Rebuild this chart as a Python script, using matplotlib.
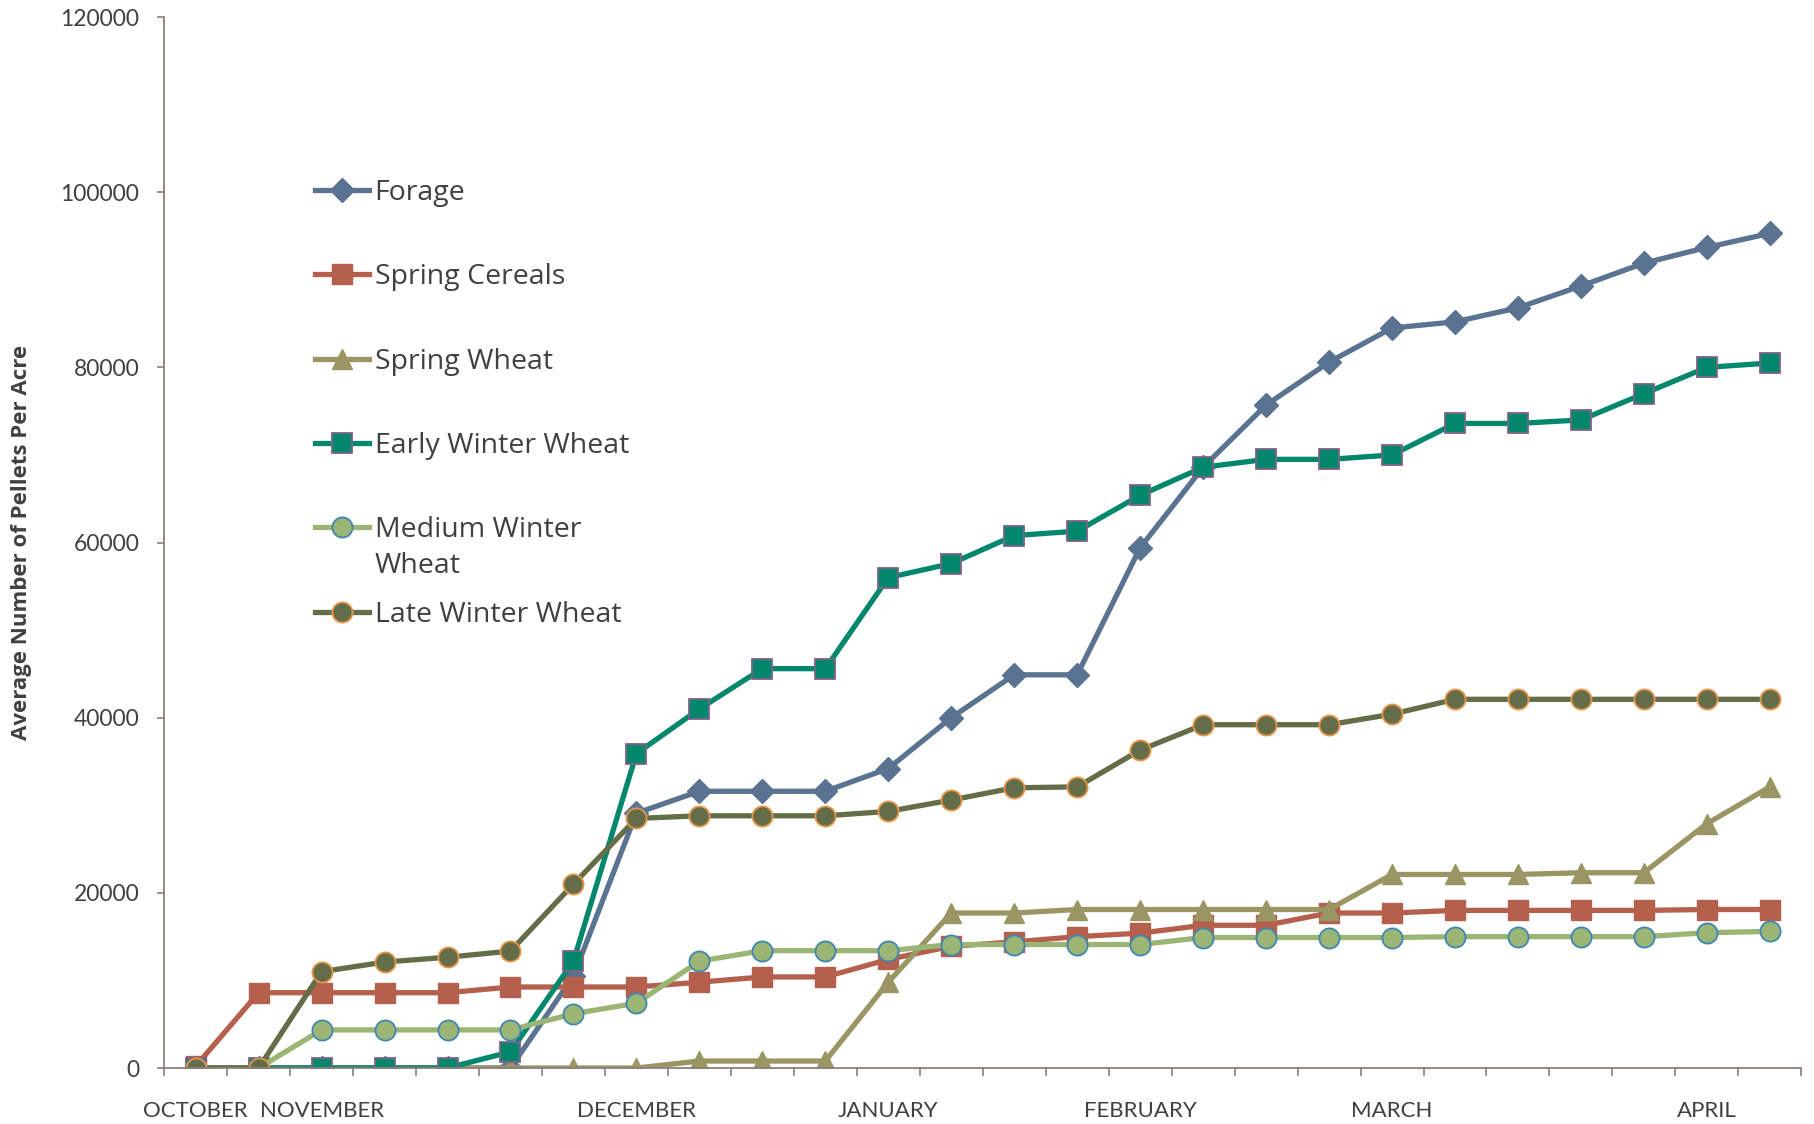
import numpy as np
import matplotlib.pyplot as plt
from matplotlib.ticker import FixedLocator, NullFormatter

# 26 sampling dates, only some carry a month label
months = ['OCTOBER', '', 'NOVEMBER', '', '', '', '', 'DECEMBER', '', '', '', 'JANUARY', '', '',
          '', 'FEBRUARY', '', '', '', 'MARCH', '', '', '', '', 'APRIL', '']

forage = [0, 0, 0, 0, 0, 0, 10500, 29100, 31600, 31600, 31600, 34200, 40000, 44900, 44900,
          59400, 68600, 75700, 80600, 84500, 85200, 86800, 89300, 91900, 93700, 95300]
spring_cereals = [200, 8600, 8600, 8600, 8600, 9250, 9250, 9250, 9800, 10400, 10400, 12400, 13900,
                  14400, 15000, 15400, 16300, 16300, 17700, 17700, 18000, 18000, 18000, 18000,
                  18100, 18100]
spring_wheat = [0, 0, 0, 0, 0, 0, 0, 0, 800, 800, 800, 9800, 17700, 17700, 18100, 18100, 18100,
                18100, 18100, 22100, 22100, 22100, 22300, 22300, 27900, 32100]
early_winter = [0, 0, 0, 0, 0, 1850, 12200, 35900, 41000, 45600, 45600, 56000, 57600, 60800,
                61300, 65400, 68600, 69500, 69500, 70000, 73600, 73600, 74000, 77000, 80000, 80500]
medium_winter = [0, 0, 4350, 4350, 4350, 4350, 6200, 7400, 12200, 13400, 13400, 13400, 14100,
                 14100, 14100, 14100, 14900, 14900, 14900, 14900, 15000, 15000, 15000, 15000,
                 15450, 15600]
late_winter = [0, 0, 11000, 12100, 12650, 13350, 21000, 28500, 28800, 28800, 28800, 29300, 30600,
               32000, 32100, 36300, 39200, 39200, 39200, 40400, 42100, 42100, 42100, 42100, 42100,
               42100]

x = np.arange(len(months))

fig = plt.figure(figsize=(18.14, 11.24), dpi=100)
ax = fig.add_axes([0.0905, 0.0498, 0.9025, 0.935])

lw = 3.8
ms = 14.5
ax.plot(x, forage, color='#5a7391', lw=lw, marker='D', ms=12, mec='#5a7391', label='Forage')
ax.plot(x, spring_cereals, color='#b5604c', lw=lw, marker='s', ms=ms, mec='#b5604c',
        label='Spring Cereals')
ax.plot(x, spring_wheat, color='#9a9664', lw=lw, marker='^', ms=ms, mec='#9a9664',
        label='Spring Wheat')
ax.plot(x, early_winter, color='#00876c', lw=lw, marker='s', ms=ms, mec='#80628a', mew=1.3,
        label='Early Winter Wheat')
ax.plot(x, medium_winter, color='#9bb574', lw=lw, marker='o', ms=ms, mec='#3f86b3', mew=1.3,
        label='Medium Winter')
ax.plot(x, late_winter, color='#636d47', lw=lw, marker='o', ms=ms, mec='#e8954a', mew=1.3,
        label='Late Winter Wheat')

axis_col = '#8c7f7c'
for side in ['top', 'right']:
    ax.spines[side].set_visible(False)
for side in ['left', 'bottom']:
    ax.spines[side].set_color(axis_col)
    ax.spines[side].set_linewidth(1.3)

ax.set_xlim(-0.5, len(months) - 0.5)
ax.set_ylim(0, 120000)
ax.set_yticks(np.arange(0, 120001, 20000))
ax.set_xticks(x)
ax.set_xticklabels(months)
ax.xaxis.set_minor_locator(FixedLocator(np.arange(-0.5, len(months), 1.0)))
ax.xaxis.set_minor_formatter(NullFormatter())
ax.tick_params(axis='x', which='major', length=0, pad=24, labelsize=16, labelcolor='#404040')
ax.tick_params(axis='x', which='minor', length=6, width=1.2, color=axis_col, direction='out')
ax.tick_params(axis='y', length=5, width=1.2, color=axis_col, pad=13, labelsize=16.5,
               labelcolor='#404040')
for lab in ax.get_xticklabels() + ax.get_yticklabels():
    lab.set_family('Lato')

ax.set_ylabel('Average Number of Pellets Per Acre', fontsize=16, fontweight='bold',
              color='#404040', labelpad=20, family='Open Sans')

leg = ax.legend(loc='upper left', bbox_to_anchor=(0.085, 0.857), frameon=False,
                prop={'family': 'Open Sans', 'size': 20.5}, labelspacing=1.98,
                handlelength=1.9, handletextpad=0.2, borderaxespad=0)
for t in leg.get_texts():
    t.set_color('#404040')

# second line of the "Medium Winter Wheat" entry hangs below its row, as in the original
fig.canvas.draw()
mw = leg.get_texts()[4]
bb = mw.get_window_extent().transformed(fig.transFigure.inverted())
fig.text(bb.x0, bb.y0 - 0.007, 'Wheat', ha='left', va='top', fontsize=20.5,
         family='Open Sans', color='#404040')

fig.savefig('out.png', dpi=100)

○ ○ ○

■ Your objective
Are you able to set down all the lines above exactly, without any pictures?

■ Output for this exercise
Rebuild this chart as a Python script, using matplotlib.
import numpy as np
import matplotlib.pyplot as plt
from matplotlib.ticker import FixedLocator, NullFormatter

# 26 sampling dates, only some carry a month label
months = ['OCTOBER', '', 'NOVEMBER', '', '', '', '', 'DECEMBER', '', '', '', 'JANUARY', '', '',
          '', 'FEBRUARY', '', '', '', 'MARCH', '', '', '', '', 'APRIL', '']

forage = [0, 0, 0, 0, 0, 0, 10500, 29100, 31600, 31600, 31600, 34200, 40000, 44900, 44900,
          59400, 68600, 75700, 80600, 84500, 85200, 86800, 89300, 91900, 93700, 95300]
spring_cereals = [200, 8600, 8600, 8600, 8600, 9250, 9250, 9250, 9800, 10400, 10400, 12400, 13900,
                  14400, 15000, 15400, 16300, 16300, 17700, 17700, 18000, 18000, 18000, 18000,
                  18100, 18100]
spring_wheat = [0, 0, 0, 0, 0, 0, 0, 0, 800, 800, 800, 9800, 17700, 17700, 18100, 18100, 18100,
                18100, 18100, 22100, 22100, 22100, 22300, 22300, 27900, 32100]
early_winter = [0, 0, 0, 0, 0, 1850, 12200, 35900, 41000, 45600, 45600, 56000, 57600, 60800,
                61300, 65400, 68600, 69500, 69500, 70000, 73600, 73600, 74000, 77000, 80000, 80500]
medium_winter = [0, 0, 4350, 4350, 4350, 4350, 6200, 7400, 12200, 13400, 13400, 13400, 14100,
                 14100, 14100, 14100, 14900, 14900, 14900, 14900, 15000, 15000, 15000, 15000,
                 15450, 15600]
late_winter = [0, 0, 11000, 12100, 12650, 13350, 21000, 28500, 28800, 28800, 28800, 29300, 30600,
               32000, 32100, 36300, 39200, 39200, 39200, 40400, 42100, 42100, 42100, 42100, 42100,
               42100]

x = np.arange(len(months))

fig = plt.figure(figsize=(18.14, 11.24), dpi=100)
ax = fig.add_axes([0.0905, 0.0498, 0.9025, 0.935])

lw = 3.8
ms = 14.5
ax.plot(x, forage, color='#5a7391', lw=lw, marker='D', ms=12, mec='#5a7391', label='Forage')
ax.plot(x, spring_cereals, color='#b5604c', lw=lw, marker='s', ms=ms, mec='#b5604c',
        label='Spring Cereals')
ax.plot(x, spring_wheat, color='#9a9664', lw=lw, marker='^', ms=ms, mec='#9a9664',
        label='Spring Wheat')
ax.plot(x, early_winter, color='#00876c', lw=lw, marker='s', ms=ms, mec='#80628a', mew=1.3,
        label='Early Winter Wheat')
ax.plot(x, medium_winter, color='#9bb574', lw=lw, marker='o', ms=ms, mec='#3f86b3', mew=1.3,
        label='Medium Winter')
ax.plot(x, late_winter, color='#636d47', lw=lw, marker='o', ms=ms, mec='#e8954a', mew=1.3,
        label='Late Winter Wheat')

axis_col = '#8c7f7c'
for side in ['top', 'right']:
    ax.spines[side].set_visible(False)
for side in ['left', 'bottom']:
    ax.spines[side].set_color(axis_col)
    ax.spines[side].set_linewidth(1.3)

ax.set_xlim(-0.5, len(months) - 0.5)
ax.set_ylim(0, 120000)
ax.set_yticks(np.arange(0, 120001, 20000))
ax.set_xticks(x)
ax.set_xticklabels(months)
ax.xaxis.set_minor_locator(FixedLocator(np.arange(-0.5, len(months), 1.0)))
ax.xaxis.set_minor_formatter(NullFormatter())
ax.tick_params(axis='x', which='major', length=0, pad=24, labelsize=16, labelcolor='#404040')
ax.tick_params(axis='x', which='minor', length=6, width=1.2, color=axis_col, direction='out')
ax.tick_params(axis='y', length=5, width=1.2, color=axis_col, pad=13, labelsize=16.5,
               labelcolor='#404040')
for lab in ax.get_xticklabels() + ax.get_yticklabels():
    lab.set_family('Lato')

ax.set_ylabel('Average Number of Pellets Per Acre', fontsize=16, fontweight='bold',
              color='#404040', labelpad=20, family='Open Sans')

leg = ax.legend(loc='upper left', bbox_to_anchor=(0.085, 0.857), frameon=False,
                prop={'family': 'Open Sans', 'size': 20.5}, labelspacing=1.98,
                handlelength=1.9, handletextpad=0.2, borderaxespad=0)
for t in leg.get_texts():
    t.set_color('#404040')

# second line of the "Medium Winter Wheat" entry hangs below its row, as in the original
fig.canvas.draw()
mw = leg.get_texts()[4]
bb = mw.get_window_extent().transformed(fig.transFigure.inverted())
fig.text(bb.x0, bb.y0 - 0.007, 'Wheat', ha='left', va='top', fontsize=20.5,
         family='Open Sans', color='#404040')

fig.savefig('out.png', dpi=100)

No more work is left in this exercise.